I didn't only read Simmons's books. As I mentioned in my previous blog about him, I spent a lot of time in the 2000s reading his Writing Well columns, now sadly unavailable because his website is no longer up. He did a good job in those columns of deconstructing the craft of writing, and while some of the advice hasn't served me as well as I'd have liked, I still live by his maxim, taken from F Scott Fitzgerald, that you should read at least six top-flight authors every year.
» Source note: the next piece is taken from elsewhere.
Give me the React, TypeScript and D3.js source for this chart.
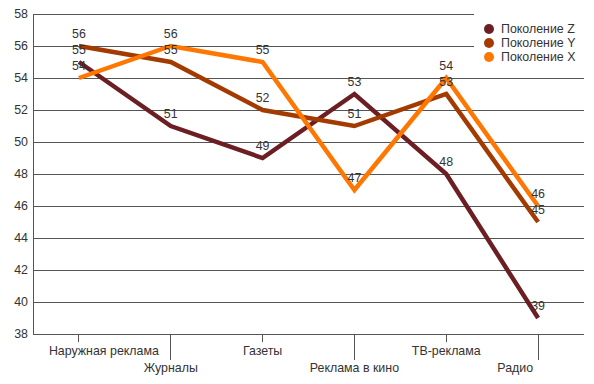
import React from "react";
import * as d3 from "d3";

const categories = ["Наружная реклама", "Журналы", "Газеты", "Реклама в кино", "ТВ-реклама", "Радио"];
const seriesNames = ["Поколение Z", "Поколение Y", "Поколение X"];
const genZ = [55, 51, 49, 53, 48, 39];
const genY = [56, 55, 52, 51, 53, 45];
const genX = [54, 56, 55, 47, 54, 46];
const colors = ["#6b1f23", "#a33b00", "#ff7700"];
const yTicks = [38, 40, 42, 44, 46, 48, 50, 52, 54, 56, 58];

const W = 594, H = 384;
const left = 33, right = 584, top = 14, bottom = 334;

export default function App() {
  const x = d3.scaleBand<string>().domain(categories).range([left, right]);
  const y = d3.scaleLinear().domain([38, 58]).range([bottom, top]);
  const series = [genZ, genY, genX];
  const line = d3
    .line<number>()
    .x((_, i) => (x(categories[i]) as number) + x.bandwidth() / 2)
    .y((d) => y(d));
  const font = "Arial, 'Liberation Sans', sans-serif";
  const fs = 12.4;
  const n = categories.length;
  return (
    <svg width={W} height={H} style={{ position: "absolute", left: 0, top: 0 }} fontFamily={font}>
      <rect width={W} height={H} fill="#fff" />
      {yTicks.map((t) => (
        <g key={t}>
          {t !== 38 && (
            <line x1={left} x2={right} y1={y(t)} y2={y(t)} stroke="#555" strokeWidth={1} shapeRendering="crispEdges" />
          )}
          <text x={left - 5} y={y(t)} dy="0.35em" textAnchor="end" fontSize={fs} fill="#333">
            {t}
          </text>
        </g>
      ))}
      <line x1={left} x2={left} y1={top} y2={bottom} stroke="#555" shapeRendering="crispEdges" />
      <line x1={left} x2={right} y1={bottom} y2={bottom} stroke="#555" shapeRendering="crispEdges" />
      {categories.map((c, i) => {
        const cx = (x(c) as number) + x.bandwidth() / 2;
        const long = i % 2 === 1;
        const anchor = i === 0 ? "start" : i === n - 1 ? "end" : "middle";
        const tx = i === 0 ? cx - 30 : i === n - 1 ? cx - 5 : cx;
        return (
          <g key={c}>
            <line x1={cx} x2={cx} y1={bottom} y2={bottom + (long ? 26 : 8)} stroke="#555" shapeRendering="crispEdges" />
            <text x={tx} y={bottom + (long ? 38 : 21)} textAnchor={anchor} fontSize={fs} fill="#333">
              {c}
            </text>
          </g>
        );
      })}
      {series.map((s, k) => (
        <path key={k} d={line(s) || ""} fill="none" stroke={colors[k]} strokeWidth={4.5} strokeLinejoin="miter" />
      ))}
      {series.map((s, k) =>
        s.map((v, i) => (
          <text
            key={k + "-" + i}
            x={(x(categories[i]) as number) + x.bandwidth() / 2}
            y={y(v) - 8}
            textAnchor="middle"
            fontSize={fs}
            fill="#333"
          >
            {v}
          </text>
        ))
      )}
      <rect x={474} y={0} width={120} height={70} fill="#fff" />
      {seriesNames.map((nm, k) => (
        <g key={nm}>
          <circle cx={489} cy={29 + k * 14} r={5} fill={colors[k]} />
          <text x={501} y={29 + k * 14} dy="0.35em" fontSize={fs} fill="#333">
            {nm}
          </text>
        </g>
      ))}
    </svg>
  );
}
I've managed it every year since I moved back to California, and in that time I've also read six non-male SFF authors, in the same spirit, i.e. to broaden my horizons.
While I'm less interested in Dan Simmons's political screeds, I've been thinking it would be nice to revisit the Hyperion books, and to go back to some of his earlier horror books, which seem to evoke the same spirit as early Stephen King and Ray Bradbury. I've heard good things about those, too, so here's hoping.
And even apart from that, I'll always have those indelible images from the Hyperion books he painted: the Consul in his spaceship at the start, the story of Sal and Rachel Weintraub, the world tree ships, and so much more.